Dental x-rays not linked to malignant brain tumors

Exposure to dental x-rays increases the risk of benign brain tumors but not malignant brain tumors, according to a new study in the Annals of Oncology (February 13, 2013).

An epidemiological study published last April in the journal Cancer prompted a flurry of media coverage and public concern because it claimed to have found a link between frequent bitewing x-rays and increased risk of developing meningioma, a largely benign brain tumor. That study also prompted outcry from the oral and maxillofacial radiology community, the ADA, and the Academy of General Dentistry, all of whom questioned the study's methodology -- the findings were based on self-reporting of past dental visits from childhood through adulthood by patients who had been diagnosed with intracranial meningioma -- plus the potential for recall bias and the fact that current x-ray exposure levels are lower than they were in the past.

In this new study, a team of researchers from Taiwan used Taiwan National Health Insurance claims data to evaluate the risk of benign brain tumors and malignant brain tumors associated with dental x-rays.

From this database they identified 4,123 benign brain tumor cases, 16,492 controls without benign tumors, 197 malignant brain tumor cases, and 788 controls without malignant tumors.
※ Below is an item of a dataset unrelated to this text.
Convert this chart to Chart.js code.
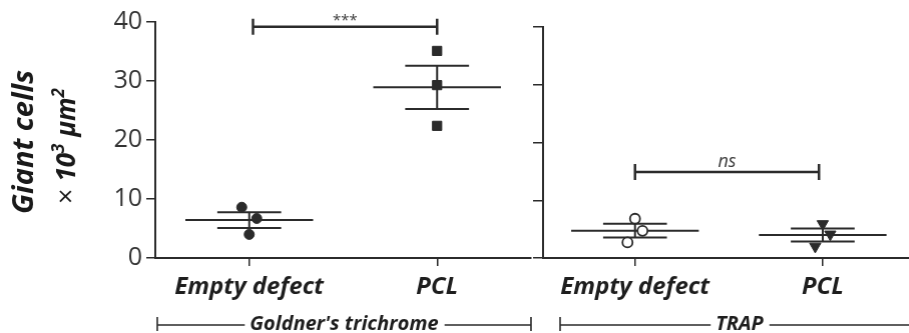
<!DOCTYPE html>
<html>
<head>
<meta charset="utf-8">
<script src="https://cdn.jsdelivr.net/npm/chart.js@4.4.1/dist/chart.umd.min.js"></script>
<style>
  body { margin: 0; background: #fff; }
  #wrap { position: relative; width: 909px; height: 333px; overflow: hidden; }
  canvas { position: absolute; top: 0; }
</style>
</head>
<body>
<div id="wrap">
  <canvas id="left" width="531" height="333" style="left:0"></canvas>
  <canvas id="right" width="379" height="333" style="left:530px"></canvas>
</div>
<script>
const categories = ["Empty defect", "PCL"];
const yTicks = [0, 10, 20, 30, 40];

// giant cells per 10^3 µm², three animals per group
const goldnerEmpty = [8.6, 6.7, 4.0];
const goldnerPCL = [35.1, 29.3, 22.4];
const trapEmpty = [6.8, 4.7, 2.7];
const trapPCL = [5.9, 4.1, 2.0];

// little sideways spread of the dots around each category
const goldnerEmptyJitter = [-0.04, 0.04, 0];
const goldnerPCLJitter = [0, 0, 0];
const trapEmptyJitter = [0, 0.04, -0.04];
const trapPCLJitter = [0, 0.04, -0.04];

const ink = "#2b2b2b";
const FONT = "Open Sans";
const meanHalf = 0.34;
const semHalf = 0.17;

const mean = (a) => a.reduce((s, v) => s + v, 0) / a.length;
const sem = (a) => {
  const m = mean(a);
  return Math.sqrt(a.reduce((s, v) => s + (v - m) ** 2, 0) / (a.length - 1) / a.length);
};

function seg(x1, y1, x2, y2) {
  return {
    data: [{ x: x1, y: y1 }, { x: x2, y: y2 }],
    showLine: true,
    borderColor: ink,
    borderWidth: 2,
    pointRadius: 0,
    order: 2,
  };
}

function meanSem(xc, vals) {
  const m = mean(vals);
  const e = sem(vals);
  return [
    seg(xc - meanHalf, m, xc + meanHalf, m),
    seg(xc - semHalf, m + e, xc + semHalf, m + e),
    seg(xc - semHalf, m - e, xc + semHalf, m - e),
    seg(xc, m - e, xc, m + e),
  ];
}

function dots(xc, vals, jit, style) {
  return Object.assign(
    {
      data: vals.map((v, i) => ({ x: xc + jit[i], y: v })),
      borderColor: ink,
      backgroundColor: ink,
      borderWidth: 1,
      order: 0,
    },
    style
  );
}

// significance bar between two groups
function sigBracket(id, x1, x2, y, label, font, gap) {
  return {
    id: id,
    afterDatasetsDraw(chart) {
      const { ctx, scales } = chart;
      const p1 = scales.x.getPixelForValue(x1);
      const p2 = scales.x.getPixelForValue(x2);
      const py = scales.y.getPixelForValue(y);
      ctx.save();
      ctx.strokeStyle = ink;
      ctx.lineWidth = 2.5;
      ctx.beginPath();
      ctx.moveTo(p1, py);
      ctx.lineTo(p2, py);
      ctx.moveTo(p1, py - 8);
      ctx.lineTo(p1, py + 8);
      ctx.moveTo(p2, py - 8);
      ctx.lineTo(p2, py + 8);
      ctx.stroke();
      ctx.fillStyle = "#3a3a3a";
      ctx.font = font;
      ctx.textAlign = "center";
      ctx.textBaseline = "alphabetic";
      ctx.fillText(label, (p1 + p2) / 2, py - gap);
      ctx.restore();
    },
  };
}

// stain bracket under the category labels
function groupBracket(id, label, leftPad, rightOver) {
  return {
    id: id,
    afterDraw(chart) {
      const { ctx, chartArea } = chart;
      const x1 = chartArea.left + leftPad;
      const x2 = chartArea.right + rightOver;
      const y = 325;
      ctx.save();
      ctx.font = 'italic bold 20px "' + FONT + '"';
      const w = ctx.measureText(label).width;
      const mid = (x1 + x2) / 2;
      ctx.strokeStyle = ink;
      ctx.lineWidth = 1.6;
      ctx.beginPath();
      ctx.moveTo(x1, y);
      ctx.lineTo(mid - w / 2 - 5, y);
      ctx.moveTo(mid + w / 2 + 6, y);
      ctx.lineTo(x2, y);
      ctx.moveTo(x1, y - 8);
      ctx.lineTo(x1, y + 6);
      ctx.moveTo(x2, y - 8);
      ctx.lineTo(x2, y + 6);
      ctx.stroke();
      ctx.fillStyle = "#1e1e1e";
      ctx.textAlign = "center";
      ctx.textBaseline = "alphabetic";
      ctx.fillText(label, mid, 330);
      ctx.restore();
    },
  };
}

const yTitle = {
  id: "ytitle",
  afterDraw(chart) {
    const ctx = chart.ctx;
    ctx.save();
    ctx.fillStyle = "#1a1a1a";
    ctx.textBaseline = "alphabetic";
    ctx.translate(33, 142);
    ctx.rotate(-Math.PI / 2);
    ctx.font = 'italic bold 29px "' + FONT + '"';
    ctx.textAlign = "center";
    ctx.fillText("Giant cells", 0, 0);
    ctx.restore();

    const runs = [
      ["× ", '27px "' + FONT + '"', 0],
      ["10", 'italic bold 26px "' + FONT + '"', 0],
      ["3", 'italic bold 17px "' + FONT + '"', -11],
      [" µm", 'italic bold 26px "' + FONT + '"', 0],
      ["2", 'italic bold 17px "' + FONT + '"', -11],
    ];
    ctx.save();
    ctx.fillStyle = "#1a1a1a";
    ctx.textAlign = "left";
    ctx.textBaseline = "alphabetic";
    ctx.translate(75, 146);
    ctx.rotate(-Math.PI / 2);
    let total = 0;
    runs.forEach((r) => {
      ctx.font = r[1];
      total += ctx.measureText(r[0]).width;
    });
    let x = -total / 2;
    runs.forEach((r) => {
      ctx.font = r[1];
      ctx.fillText(r[0], x, r[2]);
      x += ctx.measureText(r[0]).width;
    });
    ctx.restore();
  },
};

function panelOptions(opts) {
  return {
    responsive: false,
    maintainAspectRatio: false,
    animation: false,
    layout: { padding: { top: opts.top, right: 0, left: 0, bottom: 0 } },
    plugins: { legend: { display: false }, tooltip: { enabled: false } },
    scales: {
      x: {
        type: "linear",
        min: opts.xmin,
        max: opts.xmax,
        afterBuildTicks: (s) => {
          s.ticks = categories.map((c, i) => ({ value: i }));
        },
        afterFit: (s) => {
          s.height = 75;
        },
        ticks: {
          callback: (v) => categories[v],
          color: "#1e1e1e",
          padding: 7,
          maxRotation: 0,
          font: { family: FONT, size: 24, style: "italic", weight: "bold" },
        },
        grid: { drawOnChartArea: false, tickLength: 8, color: ink, lineWidth: 1.5 },
        border: { color: ink, width: 2 },
      },
      y: {
        min: 0,
        max: 40,
        afterBuildTicks: (s) => {
          s.ticks = yTicks.map((v) => ({ value: v }));
        },
        afterFit: (s) => {
          s.width = opts.yWidth;
        },
        ticks: {
          display: opts.yLabels,
          color: "#333",
          padding: 4,
          font: { family: FONT, size: 25 },
        },
        grid: { drawOnChartArea: false, tickLength: opts.tick, color: ink, lineWidth: 1.5 },
        border: { color: ink, width: 2 },
      },
    },
  };
}

// chart.js keeps a few px free on the right; widen the canvas until the plot ends where we want
function pinRight(chart, target) {
  for (let i = 0; i < 4; i++) {
    const extra = target - chart.chartArea.right;
    if (Math.abs(extra) < 0.5) break;
    chart.resize(chart.width + extra, chart.height);
  }
}

const leftChart = new Chart(document.getElementById("left"), {
  type: "scatter",
  data: {
    datasets: [
      dots(0, goldnerEmpty, goldnerEmptyJitter, { pointStyle: "circle", pointRadius: 5 }),
      dots(1, goldnerPCL, goldnerPCLJitter, { pointStyle: "rect", pointRadius: 6.5 }),
      ...meanSem(0, goldnerEmpty),
      ...meanSem(1, goldnerPCL),
    ],
  },
  options: panelOptions({ top: 22, xmin: -0.5, xmax: 1.5, yWidth: 155, yLabels: true, tick: 9 }),
  plugins: [
    sigBracket("sigL", 0.02, 1, 39.2, "***", '15px "' + FONT + '"', 2),
    groupBracket("grpL", "Goldner's trichrome", 2, 0),
    yTitle,
  ],
});
pinRight(leftChart, 530);

const rightChart = new Chart(document.getElementById("right"), {
  type: "scatter",
  data: {
    datasets: [
      dots(0, trapEmpty, trapEmptyJitter, {
        pointStyle: "circle",
        pointRadius: 5,
        backgroundColor: "#fff",
        borderWidth: 1.8,
      }),
      dots(1, trapPCL, trapPCLJitter, { pointStyle: "triangle", rotation: 180, pointRadius: 6.5 }),
      ...meanSem(0, trapEmpty),
      ...meanSem(1, trapPCL),
    ],
  },
  options: panelOptions({ top: 27, xmin: -0.49, xmax: 1.465, yWidth: 13, yLabels: false, tick: 10 }),
  plugins: [
    sigBracket("sigR", 0, 0.98, 14.9, "ns", 'italic 18px "' + FONT + '"', 5),
    groupBracket("grpR", "TRAP", 17, 9),
  ],
});
pinRight(rightChart, 379);
</script>
</body>
</html>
The researchers then estimated the risks of both types of tumors in association with the frequency of dental x-rays the patients received.

According to the study authors, "multivariable unconditional logistic regression analysis showed that the risk of BBT [benign brain tumor] increases as the frequency of received dental diagnostic x-ray increases." However, they found no significant association between malignant brain tumors and dental diagnostic x-ray exposure.